**TASK TO COMPLETE**
Look through the material below and copy exactly the lines from the line with "What seaborn and" to the line with "colors = ['#C00000', '#0A4A9E', '#4C7FD8']", those two lines included.

**RECORDS PROVIDED**
━━━━
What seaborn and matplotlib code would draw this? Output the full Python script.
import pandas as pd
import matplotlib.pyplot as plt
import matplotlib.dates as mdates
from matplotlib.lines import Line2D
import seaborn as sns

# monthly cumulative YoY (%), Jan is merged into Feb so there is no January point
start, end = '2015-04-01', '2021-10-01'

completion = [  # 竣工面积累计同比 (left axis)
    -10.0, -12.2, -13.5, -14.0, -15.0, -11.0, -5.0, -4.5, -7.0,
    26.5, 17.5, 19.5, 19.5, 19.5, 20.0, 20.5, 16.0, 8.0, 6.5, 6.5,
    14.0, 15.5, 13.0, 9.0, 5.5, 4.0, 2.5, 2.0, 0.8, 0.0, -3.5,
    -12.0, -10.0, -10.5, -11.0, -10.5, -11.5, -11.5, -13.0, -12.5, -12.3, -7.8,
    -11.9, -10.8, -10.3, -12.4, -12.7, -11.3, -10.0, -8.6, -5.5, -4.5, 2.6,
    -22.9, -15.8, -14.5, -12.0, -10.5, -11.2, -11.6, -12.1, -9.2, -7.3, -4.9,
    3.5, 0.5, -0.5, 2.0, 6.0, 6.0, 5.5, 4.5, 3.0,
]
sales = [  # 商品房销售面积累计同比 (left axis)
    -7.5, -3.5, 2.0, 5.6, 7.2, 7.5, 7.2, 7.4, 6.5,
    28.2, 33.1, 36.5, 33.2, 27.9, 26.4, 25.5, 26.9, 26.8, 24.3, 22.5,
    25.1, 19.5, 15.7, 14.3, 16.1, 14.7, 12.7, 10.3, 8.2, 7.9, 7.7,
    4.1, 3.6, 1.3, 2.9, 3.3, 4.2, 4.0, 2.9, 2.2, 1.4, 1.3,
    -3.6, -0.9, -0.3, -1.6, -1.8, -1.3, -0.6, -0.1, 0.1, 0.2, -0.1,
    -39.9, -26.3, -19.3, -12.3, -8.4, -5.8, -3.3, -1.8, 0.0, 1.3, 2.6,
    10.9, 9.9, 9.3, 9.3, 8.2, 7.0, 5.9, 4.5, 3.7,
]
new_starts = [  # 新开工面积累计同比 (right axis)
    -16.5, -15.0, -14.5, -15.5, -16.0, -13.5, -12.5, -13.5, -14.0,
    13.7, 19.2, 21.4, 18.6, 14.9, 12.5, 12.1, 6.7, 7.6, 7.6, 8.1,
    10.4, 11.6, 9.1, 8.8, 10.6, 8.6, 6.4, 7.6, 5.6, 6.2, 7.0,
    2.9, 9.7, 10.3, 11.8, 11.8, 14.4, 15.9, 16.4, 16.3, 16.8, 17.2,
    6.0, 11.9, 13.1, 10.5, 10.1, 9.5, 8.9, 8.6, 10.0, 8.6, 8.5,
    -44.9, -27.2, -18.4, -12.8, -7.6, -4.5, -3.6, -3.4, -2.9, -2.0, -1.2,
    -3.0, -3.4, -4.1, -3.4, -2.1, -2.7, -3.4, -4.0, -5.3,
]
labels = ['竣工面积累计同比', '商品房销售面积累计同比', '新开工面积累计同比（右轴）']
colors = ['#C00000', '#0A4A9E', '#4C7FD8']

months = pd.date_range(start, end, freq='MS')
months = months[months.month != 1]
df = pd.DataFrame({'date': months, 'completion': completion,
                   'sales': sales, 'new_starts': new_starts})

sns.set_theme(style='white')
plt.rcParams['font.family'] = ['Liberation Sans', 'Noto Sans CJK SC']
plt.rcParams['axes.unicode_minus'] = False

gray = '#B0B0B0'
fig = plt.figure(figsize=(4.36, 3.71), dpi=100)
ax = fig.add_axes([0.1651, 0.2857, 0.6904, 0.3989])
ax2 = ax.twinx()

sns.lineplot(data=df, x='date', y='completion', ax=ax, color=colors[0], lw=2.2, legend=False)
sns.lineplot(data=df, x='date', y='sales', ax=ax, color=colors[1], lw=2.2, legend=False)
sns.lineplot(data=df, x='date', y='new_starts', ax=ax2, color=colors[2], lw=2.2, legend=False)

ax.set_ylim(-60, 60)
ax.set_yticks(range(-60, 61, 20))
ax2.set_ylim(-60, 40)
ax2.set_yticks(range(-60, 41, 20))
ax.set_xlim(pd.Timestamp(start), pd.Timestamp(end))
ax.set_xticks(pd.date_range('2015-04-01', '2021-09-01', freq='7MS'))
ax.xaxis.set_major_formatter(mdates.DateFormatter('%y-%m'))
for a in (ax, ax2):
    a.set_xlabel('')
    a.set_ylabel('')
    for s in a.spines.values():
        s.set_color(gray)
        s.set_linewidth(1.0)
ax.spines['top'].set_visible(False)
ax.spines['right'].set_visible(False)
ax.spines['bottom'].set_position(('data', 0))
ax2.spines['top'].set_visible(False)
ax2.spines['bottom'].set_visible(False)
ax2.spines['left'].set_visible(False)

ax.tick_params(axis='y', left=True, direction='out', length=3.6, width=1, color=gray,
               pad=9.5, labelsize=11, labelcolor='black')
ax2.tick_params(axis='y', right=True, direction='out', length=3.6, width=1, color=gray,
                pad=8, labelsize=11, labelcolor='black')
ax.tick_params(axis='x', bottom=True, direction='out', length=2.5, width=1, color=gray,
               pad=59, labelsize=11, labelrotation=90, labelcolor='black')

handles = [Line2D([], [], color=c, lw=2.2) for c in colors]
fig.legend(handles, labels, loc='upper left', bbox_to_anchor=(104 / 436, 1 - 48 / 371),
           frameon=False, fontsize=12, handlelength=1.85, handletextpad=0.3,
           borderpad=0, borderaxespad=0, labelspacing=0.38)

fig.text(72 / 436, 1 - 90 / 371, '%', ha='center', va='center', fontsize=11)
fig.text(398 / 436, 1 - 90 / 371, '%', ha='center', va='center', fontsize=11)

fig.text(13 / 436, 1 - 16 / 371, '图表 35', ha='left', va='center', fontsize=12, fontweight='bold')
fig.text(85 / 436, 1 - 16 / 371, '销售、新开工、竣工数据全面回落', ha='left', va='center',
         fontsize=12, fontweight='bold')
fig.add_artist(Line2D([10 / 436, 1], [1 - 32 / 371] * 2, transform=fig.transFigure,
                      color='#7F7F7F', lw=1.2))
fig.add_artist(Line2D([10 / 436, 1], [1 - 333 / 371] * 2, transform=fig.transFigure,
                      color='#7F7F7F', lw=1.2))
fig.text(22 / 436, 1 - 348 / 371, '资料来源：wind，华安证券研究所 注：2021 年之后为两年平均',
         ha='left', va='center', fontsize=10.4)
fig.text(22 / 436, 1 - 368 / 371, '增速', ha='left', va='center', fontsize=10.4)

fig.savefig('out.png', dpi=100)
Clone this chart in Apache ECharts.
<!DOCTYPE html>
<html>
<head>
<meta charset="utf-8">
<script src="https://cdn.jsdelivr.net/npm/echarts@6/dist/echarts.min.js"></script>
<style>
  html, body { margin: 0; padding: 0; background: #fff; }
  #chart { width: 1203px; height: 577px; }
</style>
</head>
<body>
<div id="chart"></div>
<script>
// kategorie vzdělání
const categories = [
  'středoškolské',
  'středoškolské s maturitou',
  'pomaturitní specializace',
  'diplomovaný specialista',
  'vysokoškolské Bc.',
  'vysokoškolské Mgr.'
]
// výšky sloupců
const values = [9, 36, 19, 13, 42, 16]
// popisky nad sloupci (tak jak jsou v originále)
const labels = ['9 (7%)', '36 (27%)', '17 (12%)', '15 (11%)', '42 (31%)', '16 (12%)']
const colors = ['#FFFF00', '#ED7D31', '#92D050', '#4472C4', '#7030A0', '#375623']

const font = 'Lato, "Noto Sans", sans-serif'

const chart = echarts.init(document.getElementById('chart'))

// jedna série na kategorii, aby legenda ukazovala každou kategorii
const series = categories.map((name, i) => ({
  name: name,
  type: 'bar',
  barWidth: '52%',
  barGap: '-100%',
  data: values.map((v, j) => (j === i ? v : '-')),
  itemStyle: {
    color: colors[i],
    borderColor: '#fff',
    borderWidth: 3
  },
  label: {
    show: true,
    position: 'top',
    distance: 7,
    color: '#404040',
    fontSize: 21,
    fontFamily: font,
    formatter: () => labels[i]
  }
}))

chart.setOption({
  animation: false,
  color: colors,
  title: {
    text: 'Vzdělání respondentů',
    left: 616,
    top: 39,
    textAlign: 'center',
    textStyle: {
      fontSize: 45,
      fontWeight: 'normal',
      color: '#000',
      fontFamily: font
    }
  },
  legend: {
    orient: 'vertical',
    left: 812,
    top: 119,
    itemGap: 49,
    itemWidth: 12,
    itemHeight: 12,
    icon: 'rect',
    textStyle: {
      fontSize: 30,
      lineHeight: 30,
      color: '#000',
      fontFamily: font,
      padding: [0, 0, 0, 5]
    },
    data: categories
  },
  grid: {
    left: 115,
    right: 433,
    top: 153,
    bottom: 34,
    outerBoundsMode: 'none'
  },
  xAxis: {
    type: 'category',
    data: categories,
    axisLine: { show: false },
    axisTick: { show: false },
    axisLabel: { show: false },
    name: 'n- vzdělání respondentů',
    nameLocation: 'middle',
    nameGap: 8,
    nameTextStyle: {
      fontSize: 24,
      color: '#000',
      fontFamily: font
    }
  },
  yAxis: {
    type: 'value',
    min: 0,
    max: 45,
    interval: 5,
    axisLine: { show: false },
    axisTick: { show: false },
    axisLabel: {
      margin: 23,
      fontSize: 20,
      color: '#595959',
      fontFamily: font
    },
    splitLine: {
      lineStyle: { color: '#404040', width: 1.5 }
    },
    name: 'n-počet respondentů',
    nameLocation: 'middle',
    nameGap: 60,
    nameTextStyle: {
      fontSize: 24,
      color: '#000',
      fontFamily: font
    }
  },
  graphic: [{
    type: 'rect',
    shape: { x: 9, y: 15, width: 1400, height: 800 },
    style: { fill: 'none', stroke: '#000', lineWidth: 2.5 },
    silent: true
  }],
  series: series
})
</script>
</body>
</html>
━━━━
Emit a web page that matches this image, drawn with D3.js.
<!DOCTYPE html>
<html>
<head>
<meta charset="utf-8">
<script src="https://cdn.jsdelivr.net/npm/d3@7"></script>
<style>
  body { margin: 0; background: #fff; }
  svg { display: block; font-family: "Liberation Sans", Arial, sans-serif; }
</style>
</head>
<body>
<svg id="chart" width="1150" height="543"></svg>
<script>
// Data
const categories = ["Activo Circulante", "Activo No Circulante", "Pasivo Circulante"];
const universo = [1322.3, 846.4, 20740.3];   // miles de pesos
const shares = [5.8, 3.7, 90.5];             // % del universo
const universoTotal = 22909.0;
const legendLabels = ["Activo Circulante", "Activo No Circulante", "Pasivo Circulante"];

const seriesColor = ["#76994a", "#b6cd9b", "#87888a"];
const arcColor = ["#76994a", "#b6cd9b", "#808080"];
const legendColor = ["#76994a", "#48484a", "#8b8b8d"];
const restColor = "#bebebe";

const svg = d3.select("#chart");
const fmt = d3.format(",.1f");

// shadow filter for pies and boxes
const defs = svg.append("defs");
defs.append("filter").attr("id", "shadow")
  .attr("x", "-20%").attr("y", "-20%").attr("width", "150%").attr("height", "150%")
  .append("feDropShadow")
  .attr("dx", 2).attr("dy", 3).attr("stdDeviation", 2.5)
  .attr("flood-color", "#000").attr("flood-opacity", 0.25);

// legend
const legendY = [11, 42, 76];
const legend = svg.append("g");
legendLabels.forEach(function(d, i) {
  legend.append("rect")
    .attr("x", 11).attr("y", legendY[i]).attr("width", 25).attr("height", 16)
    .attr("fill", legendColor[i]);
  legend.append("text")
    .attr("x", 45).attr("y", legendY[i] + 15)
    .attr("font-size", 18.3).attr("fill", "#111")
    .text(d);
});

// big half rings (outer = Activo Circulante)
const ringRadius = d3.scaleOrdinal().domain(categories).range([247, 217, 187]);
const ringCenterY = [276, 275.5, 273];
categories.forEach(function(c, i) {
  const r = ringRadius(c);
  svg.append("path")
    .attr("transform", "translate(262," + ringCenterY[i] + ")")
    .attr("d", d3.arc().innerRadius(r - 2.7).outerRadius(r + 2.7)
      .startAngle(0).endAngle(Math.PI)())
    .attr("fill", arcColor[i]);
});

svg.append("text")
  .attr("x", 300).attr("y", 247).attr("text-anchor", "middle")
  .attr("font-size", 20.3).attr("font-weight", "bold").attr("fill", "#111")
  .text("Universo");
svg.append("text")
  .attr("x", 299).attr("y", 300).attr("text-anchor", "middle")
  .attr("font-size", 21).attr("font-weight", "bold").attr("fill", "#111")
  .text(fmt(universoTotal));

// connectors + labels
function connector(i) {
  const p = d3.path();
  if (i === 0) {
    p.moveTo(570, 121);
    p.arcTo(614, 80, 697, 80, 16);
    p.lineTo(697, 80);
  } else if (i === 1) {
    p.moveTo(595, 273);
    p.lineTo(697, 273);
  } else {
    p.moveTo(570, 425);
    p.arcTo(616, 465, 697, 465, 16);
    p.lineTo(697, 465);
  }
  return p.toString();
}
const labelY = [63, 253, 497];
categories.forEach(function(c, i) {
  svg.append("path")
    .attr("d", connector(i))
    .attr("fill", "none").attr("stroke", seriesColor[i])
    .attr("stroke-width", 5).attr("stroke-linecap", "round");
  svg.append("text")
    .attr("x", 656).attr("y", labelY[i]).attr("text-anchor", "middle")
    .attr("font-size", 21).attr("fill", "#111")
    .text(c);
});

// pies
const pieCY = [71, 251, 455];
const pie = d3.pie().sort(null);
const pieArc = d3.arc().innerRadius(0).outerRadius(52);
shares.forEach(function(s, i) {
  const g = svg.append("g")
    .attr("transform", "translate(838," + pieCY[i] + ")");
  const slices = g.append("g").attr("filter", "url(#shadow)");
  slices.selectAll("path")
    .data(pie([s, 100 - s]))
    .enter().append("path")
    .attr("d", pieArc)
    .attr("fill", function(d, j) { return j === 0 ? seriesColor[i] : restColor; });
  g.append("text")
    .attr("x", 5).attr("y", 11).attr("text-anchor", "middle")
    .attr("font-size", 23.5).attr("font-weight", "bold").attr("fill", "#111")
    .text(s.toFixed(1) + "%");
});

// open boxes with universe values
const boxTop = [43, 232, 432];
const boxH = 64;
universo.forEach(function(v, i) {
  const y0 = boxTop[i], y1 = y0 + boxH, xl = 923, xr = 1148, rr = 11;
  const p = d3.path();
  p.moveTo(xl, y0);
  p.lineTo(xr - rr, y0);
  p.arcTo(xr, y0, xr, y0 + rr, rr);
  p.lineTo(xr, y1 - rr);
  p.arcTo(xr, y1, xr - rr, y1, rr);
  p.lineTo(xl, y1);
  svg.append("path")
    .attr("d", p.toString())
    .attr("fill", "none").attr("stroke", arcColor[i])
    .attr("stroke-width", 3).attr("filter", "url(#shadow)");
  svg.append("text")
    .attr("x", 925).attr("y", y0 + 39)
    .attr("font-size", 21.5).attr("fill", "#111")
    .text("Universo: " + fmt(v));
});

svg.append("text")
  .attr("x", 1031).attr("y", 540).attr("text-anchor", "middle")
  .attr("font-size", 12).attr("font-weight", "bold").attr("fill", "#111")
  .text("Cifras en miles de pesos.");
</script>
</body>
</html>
━━━━
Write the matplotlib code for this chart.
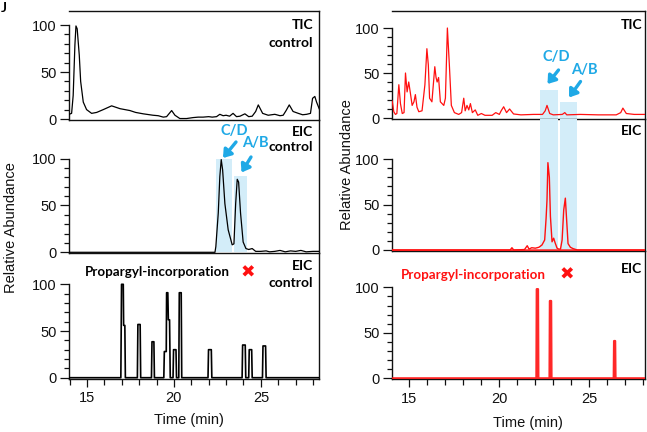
━━━━
**OUTPUT FOR THIS EXERCISE**
What seaborn and matplotlib code would draw this? Output the full Python script.
import pandas as pd
import matplotlib.pyplot as plt
import matplotlib.dates as mdates
from matplotlib.lines import Line2D
import seaborn as sns

# monthly cumulative YoY (%), Jan is merged into Feb so there is no January point
start, end = '2015-04-01', '2021-10-01'

completion = [  # 竣工面积累计同比 (left axis)
    -10.0, -12.2, -13.5, -14.0, -15.0, -11.0, -5.0, -4.5, -7.0,
    26.5, 17.5, 19.5, 19.5, 19.5, 20.0, 20.5, 16.0, 8.0, 6.5, 6.5,
    14.0, 15.5, 13.0, 9.0, 5.5, 4.0, 2.5, 2.0, 0.8, 0.0, -3.5,
    -12.0, -10.0, -10.5, -11.0, -10.5, -11.5, -11.5, -13.0, -12.5, -12.3, -7.8,
    -11.9, -10.8, -10.3, -12.4, -12.7, -11.3, -10.0, -8.6, -5.5, -4.5, 2.6,
    -22.9, -15.8, -14.5, -12.0, -10.5, -11.2, -11.6, -12.1, -9.2, -7.3, -4.9,
    3.5, 0.5, -0.5, 2.0, 6.0, 6.0, 5.5, 4.5, 3.0,
]
sales = [  # 商品房销售面积累计同比 (left axis)
    -7.5, -3.5, 2.0, 5.6, 7.2, 7.5, 7.2, 7.4, 6.5,
    28.2, 33.1, 36.5, 33.2, 27.9, 26.4, 25.5, 26.9, 26.8, 24.3, 22.5,
    25.1, 19.5, 15.7, 14.3, 16.1, 14.7, 12.7, 10.3, 8.2, 7.9, 7.7,
    4.1, 3.6, 1.3, 2.9, 3.3, 4.2, 4.0, 2.9, 2.2, 1.4, 1.3,
    -3.6, -0.9, -0.3, -1.6, -1.8, -1.3, -0.6, -0.1, 0.1, 0.2, -0.1,
    -39.9, -26.3, -19.3, -12.3, -8.4, -5.8, -3.3, -1.8, 0.0, 1.3, 2.6,
    10.9, 9.9, 9.3, 9.3, 8.2, 7.0, 5.9, 4.5, 3.7,
]
new_starts = [  # 新开工面积累计同比 (right axis)
    -16.5, -15.0, -14.5, -15.5, -16.0, -13.5, -12.5, -13.5, -14.0,
    13.7, 19.2, 21.4, 18.6, 14.9, 12.5, 12.1, 6.7, 7.6, 7.6, 8.1,
    10.4, 11.6, 9.1, 8.8, 10.6, 8.6, 6.4, 7.6, 5.6, 6.2, 7.0,
    2.9, 9.7, 10.3, 11.8, 11.8, 14.4, 15.9, 16.4, 16.3, 16.8, 17.2,
    6.0, 11.9, 13.1, 10.5, 10.1, 9.5, 8.9, 8.6, 10.0, 8.6, 8.5,
    -44.9, -27.2, -18.4, -12.8, -7.6, -4.5, -3.6, -3.4, -2.9, -2.0, -1.2,
    -3.0, -3.4, -4.1, -3.4, -2.1, -2.7, -3.4, -4.0, -5.3,
]
labels = ['竣工面积累计同比', '商品房销售面积累计同比', '新开工面积累计同比（右轴）']
colors = ['#C00000', '#0A4A9E', '#4C7FD8']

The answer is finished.